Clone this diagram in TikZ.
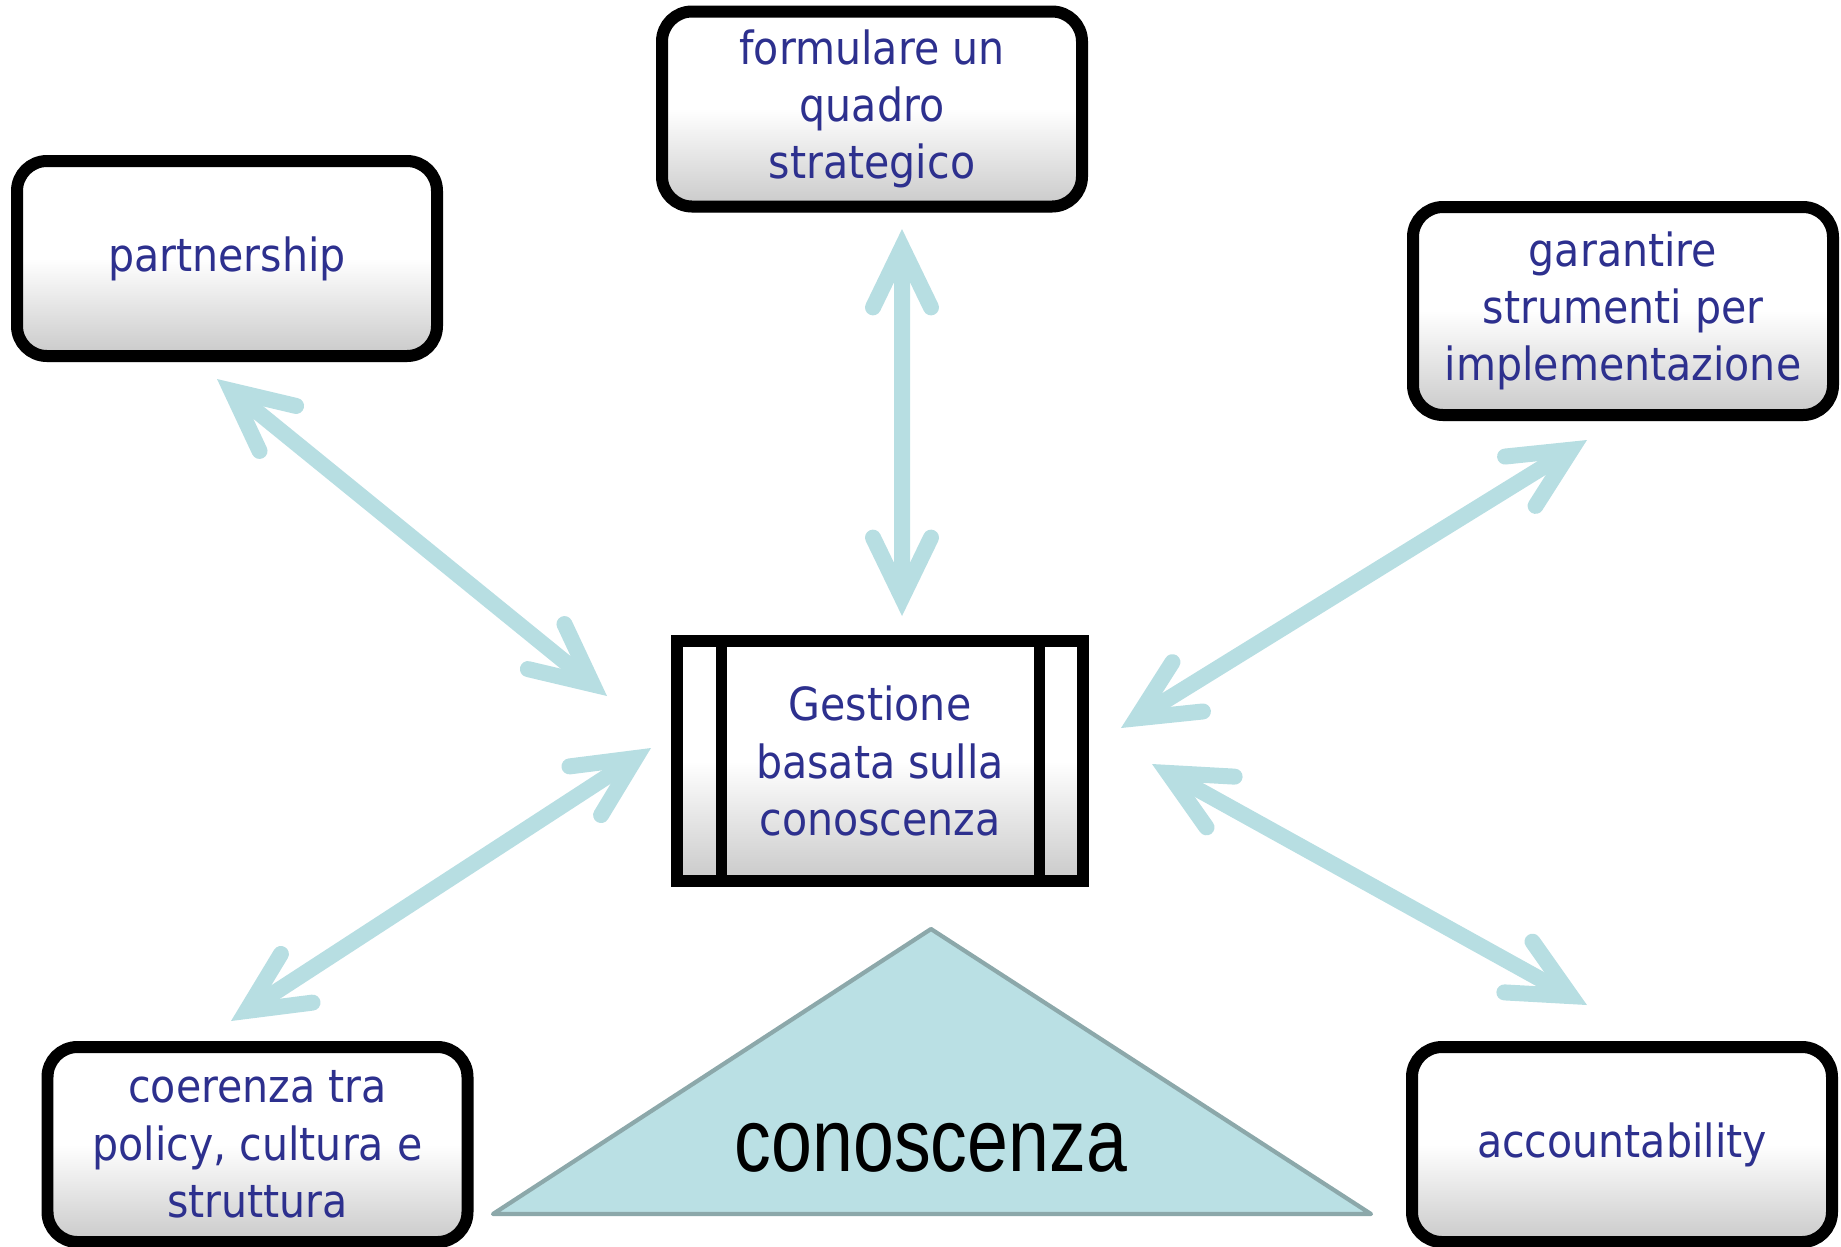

******

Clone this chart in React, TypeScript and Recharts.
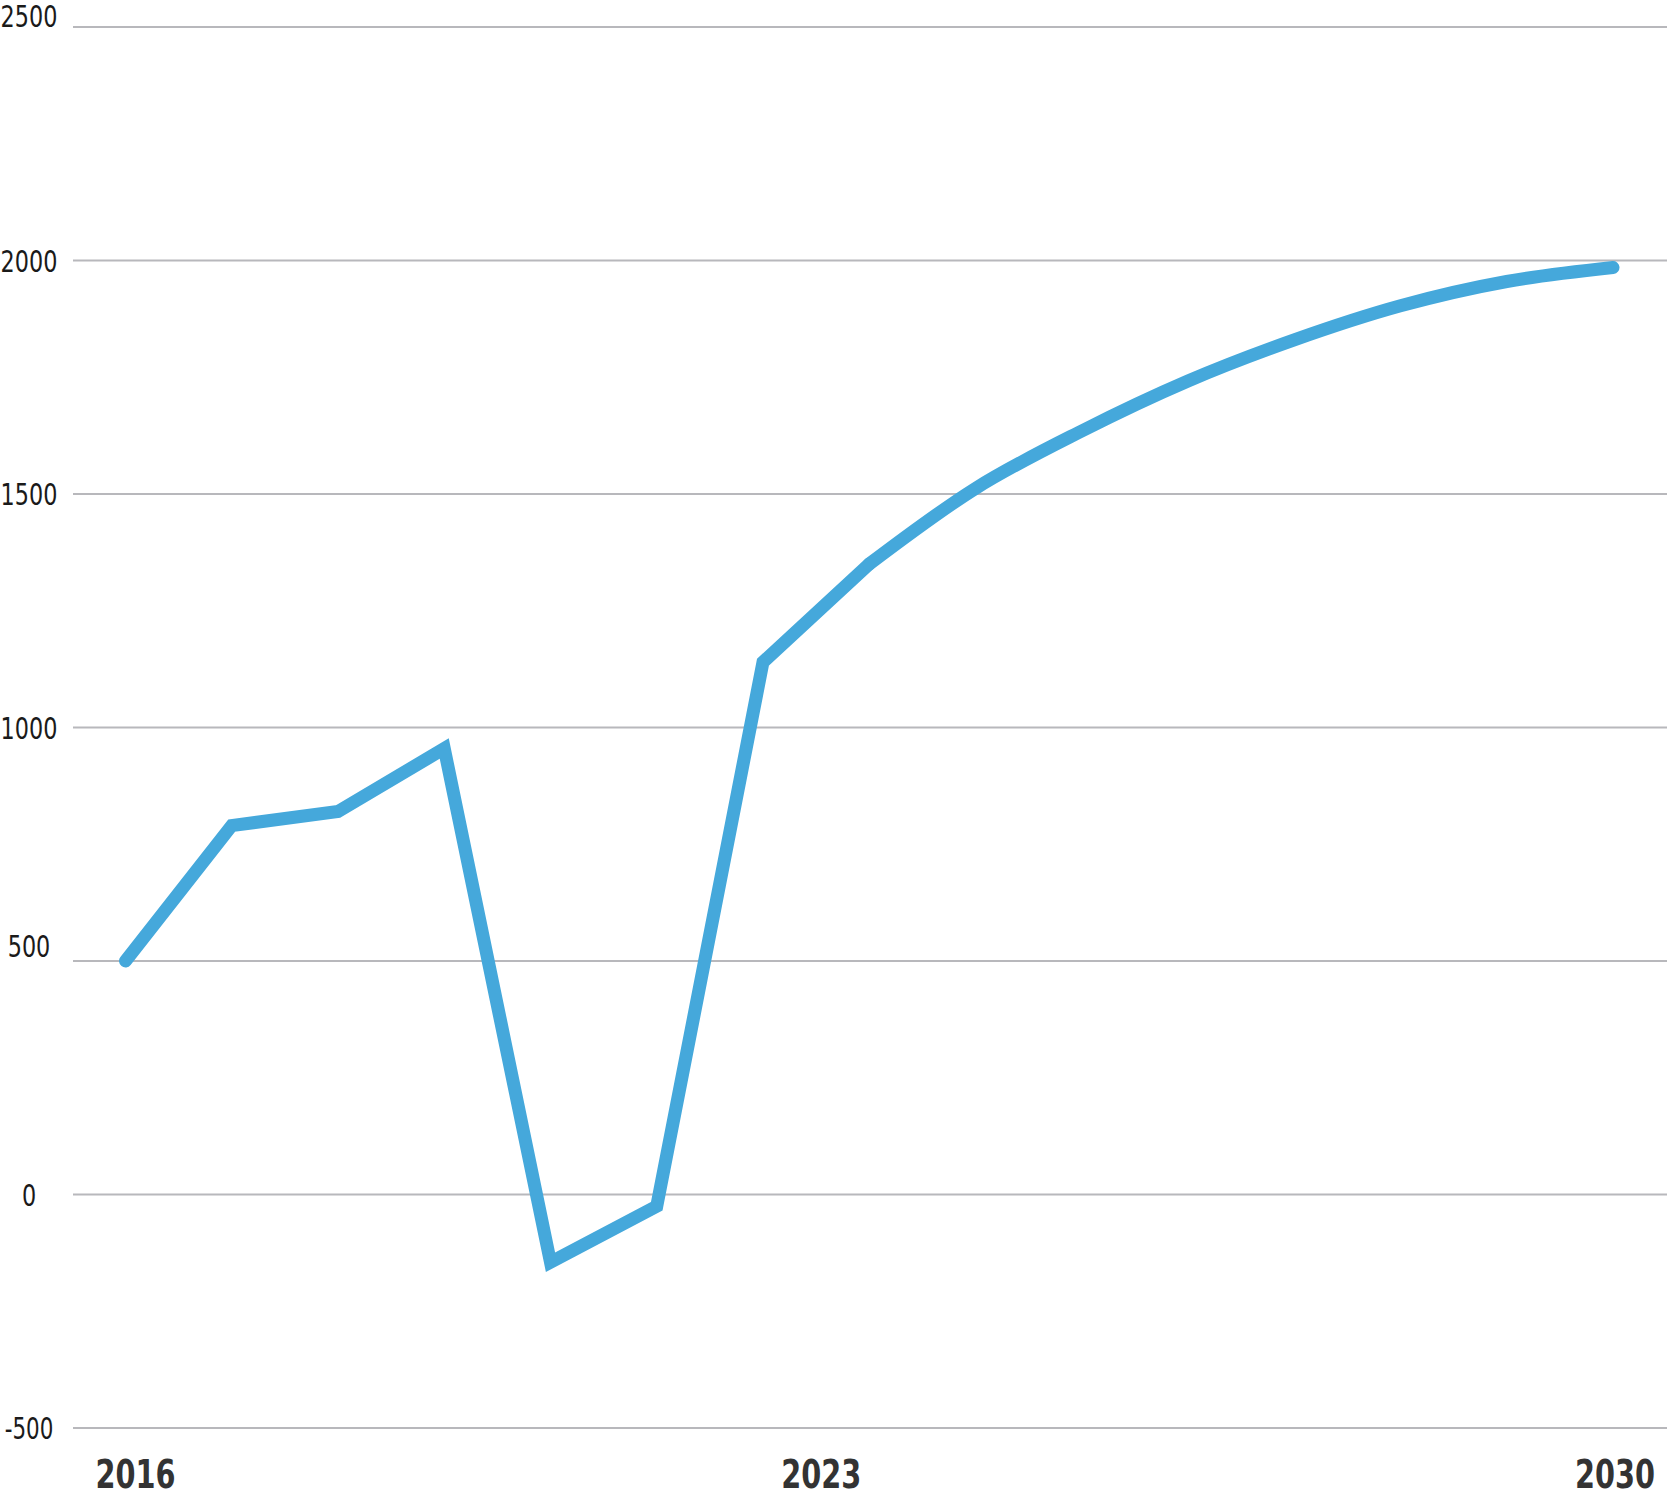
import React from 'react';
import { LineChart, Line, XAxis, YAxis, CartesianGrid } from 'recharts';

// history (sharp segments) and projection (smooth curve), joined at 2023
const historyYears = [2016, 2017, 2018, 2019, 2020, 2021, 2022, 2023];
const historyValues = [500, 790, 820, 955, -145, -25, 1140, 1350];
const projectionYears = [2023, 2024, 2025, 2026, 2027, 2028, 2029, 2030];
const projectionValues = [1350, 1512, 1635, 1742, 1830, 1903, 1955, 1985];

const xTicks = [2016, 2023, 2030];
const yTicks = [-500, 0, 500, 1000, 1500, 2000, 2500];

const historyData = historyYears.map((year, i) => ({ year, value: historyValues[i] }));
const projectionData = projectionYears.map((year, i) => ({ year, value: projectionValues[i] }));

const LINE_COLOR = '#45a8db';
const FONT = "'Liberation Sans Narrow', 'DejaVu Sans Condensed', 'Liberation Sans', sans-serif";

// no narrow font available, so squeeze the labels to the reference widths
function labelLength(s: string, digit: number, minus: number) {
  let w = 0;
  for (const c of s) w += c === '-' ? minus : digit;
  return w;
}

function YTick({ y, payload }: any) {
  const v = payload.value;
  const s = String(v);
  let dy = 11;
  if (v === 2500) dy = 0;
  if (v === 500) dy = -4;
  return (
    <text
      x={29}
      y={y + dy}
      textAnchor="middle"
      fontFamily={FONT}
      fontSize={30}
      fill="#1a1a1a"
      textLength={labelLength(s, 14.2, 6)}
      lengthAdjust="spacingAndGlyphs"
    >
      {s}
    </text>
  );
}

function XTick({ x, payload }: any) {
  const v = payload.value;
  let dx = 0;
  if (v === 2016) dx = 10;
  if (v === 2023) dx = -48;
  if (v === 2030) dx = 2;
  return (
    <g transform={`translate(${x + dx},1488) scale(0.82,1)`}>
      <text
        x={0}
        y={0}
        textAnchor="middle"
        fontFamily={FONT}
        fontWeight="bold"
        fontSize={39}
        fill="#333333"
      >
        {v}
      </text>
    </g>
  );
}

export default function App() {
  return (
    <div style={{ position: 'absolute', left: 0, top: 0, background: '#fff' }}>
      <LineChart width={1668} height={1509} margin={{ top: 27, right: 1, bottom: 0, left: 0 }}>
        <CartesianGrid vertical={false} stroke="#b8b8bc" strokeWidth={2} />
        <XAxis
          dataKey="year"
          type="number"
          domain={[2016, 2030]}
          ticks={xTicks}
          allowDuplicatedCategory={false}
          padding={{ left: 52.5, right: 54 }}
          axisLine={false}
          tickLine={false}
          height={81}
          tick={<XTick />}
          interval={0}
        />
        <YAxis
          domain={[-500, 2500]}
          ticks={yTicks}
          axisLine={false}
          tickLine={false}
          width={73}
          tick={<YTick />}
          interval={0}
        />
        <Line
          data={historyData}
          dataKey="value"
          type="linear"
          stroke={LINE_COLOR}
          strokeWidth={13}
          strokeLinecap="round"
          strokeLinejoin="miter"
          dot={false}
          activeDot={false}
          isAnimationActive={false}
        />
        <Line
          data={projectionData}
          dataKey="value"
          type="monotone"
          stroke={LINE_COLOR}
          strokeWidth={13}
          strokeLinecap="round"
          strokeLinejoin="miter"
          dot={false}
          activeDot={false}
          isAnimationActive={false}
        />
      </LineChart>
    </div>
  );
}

******

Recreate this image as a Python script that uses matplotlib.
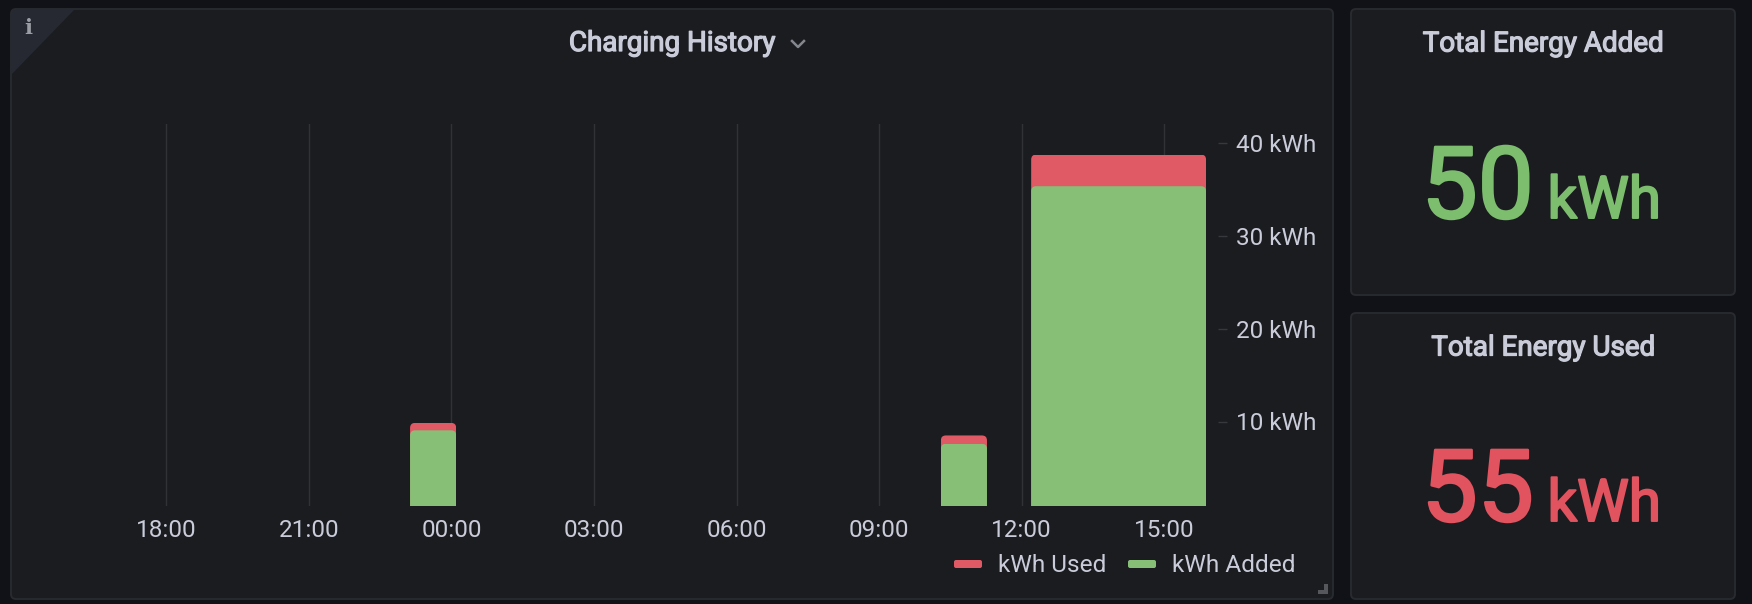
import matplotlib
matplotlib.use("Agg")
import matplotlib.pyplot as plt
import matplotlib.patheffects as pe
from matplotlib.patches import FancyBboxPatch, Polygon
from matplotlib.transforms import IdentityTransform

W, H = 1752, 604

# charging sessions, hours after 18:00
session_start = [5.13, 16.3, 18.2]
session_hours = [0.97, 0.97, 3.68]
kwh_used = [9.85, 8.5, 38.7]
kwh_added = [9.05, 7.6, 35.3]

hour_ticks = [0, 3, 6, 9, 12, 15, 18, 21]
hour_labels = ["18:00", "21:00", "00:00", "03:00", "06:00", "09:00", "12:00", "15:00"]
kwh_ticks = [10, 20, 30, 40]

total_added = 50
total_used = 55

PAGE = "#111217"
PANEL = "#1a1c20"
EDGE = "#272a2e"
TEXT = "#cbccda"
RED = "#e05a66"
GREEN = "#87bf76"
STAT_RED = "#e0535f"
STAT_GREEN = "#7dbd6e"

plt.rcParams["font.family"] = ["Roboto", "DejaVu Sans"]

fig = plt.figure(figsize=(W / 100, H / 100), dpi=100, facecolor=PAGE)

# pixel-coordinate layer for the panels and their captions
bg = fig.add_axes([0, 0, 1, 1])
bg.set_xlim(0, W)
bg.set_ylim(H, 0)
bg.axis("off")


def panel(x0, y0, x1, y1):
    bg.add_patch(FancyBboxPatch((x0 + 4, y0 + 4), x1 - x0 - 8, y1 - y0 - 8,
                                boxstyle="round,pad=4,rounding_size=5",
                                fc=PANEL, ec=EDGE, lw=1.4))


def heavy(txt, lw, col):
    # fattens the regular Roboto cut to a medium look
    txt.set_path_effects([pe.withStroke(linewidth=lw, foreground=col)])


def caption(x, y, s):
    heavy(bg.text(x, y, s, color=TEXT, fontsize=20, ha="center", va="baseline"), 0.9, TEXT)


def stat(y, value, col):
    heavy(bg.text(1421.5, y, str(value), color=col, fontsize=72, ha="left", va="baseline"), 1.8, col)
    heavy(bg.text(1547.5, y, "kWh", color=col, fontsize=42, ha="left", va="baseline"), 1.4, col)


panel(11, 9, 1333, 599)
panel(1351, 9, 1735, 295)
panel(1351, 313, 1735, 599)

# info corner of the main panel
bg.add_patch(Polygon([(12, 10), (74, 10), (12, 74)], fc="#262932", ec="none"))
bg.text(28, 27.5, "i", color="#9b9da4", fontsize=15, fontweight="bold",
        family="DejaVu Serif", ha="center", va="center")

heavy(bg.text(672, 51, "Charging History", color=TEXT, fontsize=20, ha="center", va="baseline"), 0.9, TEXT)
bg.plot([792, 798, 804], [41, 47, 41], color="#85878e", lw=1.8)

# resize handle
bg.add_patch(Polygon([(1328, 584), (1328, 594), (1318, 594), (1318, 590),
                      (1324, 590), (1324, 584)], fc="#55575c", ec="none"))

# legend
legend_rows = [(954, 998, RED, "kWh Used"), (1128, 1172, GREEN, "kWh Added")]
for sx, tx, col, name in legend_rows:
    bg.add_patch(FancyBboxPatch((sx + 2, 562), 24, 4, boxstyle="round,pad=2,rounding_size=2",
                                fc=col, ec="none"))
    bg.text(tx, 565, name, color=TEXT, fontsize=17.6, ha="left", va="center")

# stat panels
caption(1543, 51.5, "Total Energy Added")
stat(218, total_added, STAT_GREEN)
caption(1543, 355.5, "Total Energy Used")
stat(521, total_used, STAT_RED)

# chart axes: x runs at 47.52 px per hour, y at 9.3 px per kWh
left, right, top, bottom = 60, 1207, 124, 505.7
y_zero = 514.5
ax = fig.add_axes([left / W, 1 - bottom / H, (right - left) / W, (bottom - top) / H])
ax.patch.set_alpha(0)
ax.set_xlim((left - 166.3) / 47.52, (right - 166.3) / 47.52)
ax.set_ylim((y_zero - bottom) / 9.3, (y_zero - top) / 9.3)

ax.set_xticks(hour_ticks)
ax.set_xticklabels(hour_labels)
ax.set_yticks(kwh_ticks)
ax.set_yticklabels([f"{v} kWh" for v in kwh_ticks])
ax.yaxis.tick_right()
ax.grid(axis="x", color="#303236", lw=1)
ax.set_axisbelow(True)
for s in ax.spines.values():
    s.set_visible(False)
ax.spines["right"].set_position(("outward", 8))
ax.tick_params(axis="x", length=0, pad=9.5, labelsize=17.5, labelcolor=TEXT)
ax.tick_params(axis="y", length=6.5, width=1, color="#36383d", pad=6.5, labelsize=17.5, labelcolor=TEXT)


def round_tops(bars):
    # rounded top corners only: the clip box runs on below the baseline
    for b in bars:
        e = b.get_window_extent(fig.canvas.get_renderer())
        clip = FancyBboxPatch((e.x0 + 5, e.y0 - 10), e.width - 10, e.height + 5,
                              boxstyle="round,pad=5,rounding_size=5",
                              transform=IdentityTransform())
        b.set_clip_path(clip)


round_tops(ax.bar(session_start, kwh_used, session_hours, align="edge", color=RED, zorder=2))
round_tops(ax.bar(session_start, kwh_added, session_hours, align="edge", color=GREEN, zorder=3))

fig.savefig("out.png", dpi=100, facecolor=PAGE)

******

### What you should do
Only the lines between the one with "Recreate this image" and the one with "total_used = 55", those two included, get copied from the material above. Keep it exact and free of pictures.

### Complete response
Recreate this image as a Python script that uses matplotlib.
import matplotlib
matplotlib.use("Agg")
import matplotlib.pyplot as plt
import matplotlib.patheffects as pe
from matplotlib.patches import FancyBboxPatch, Polygon
from matplotlib.transforms import IdentityTransform

W, H = 1752, 604

# charging sessions, hours after 18:00
session_start = [5.13, 16.3, 18.2]
session_hours = [0.97, 0.97, 3.68]
kwh_used = [9.85, 8.5, 38.7]
kwh_added = [9.05, 7.6, 35.3]

hour_ticks = [0, 3, 6, 9, 12, 15, 18, 21]
hour_labels = ["18:00", "21:00", "00:00", "03:00", "06:00", "09:00", "12:00", "15:00"]
kwh_ticks = [10, 20, 30, 40]

total_added = 50
total_used = 55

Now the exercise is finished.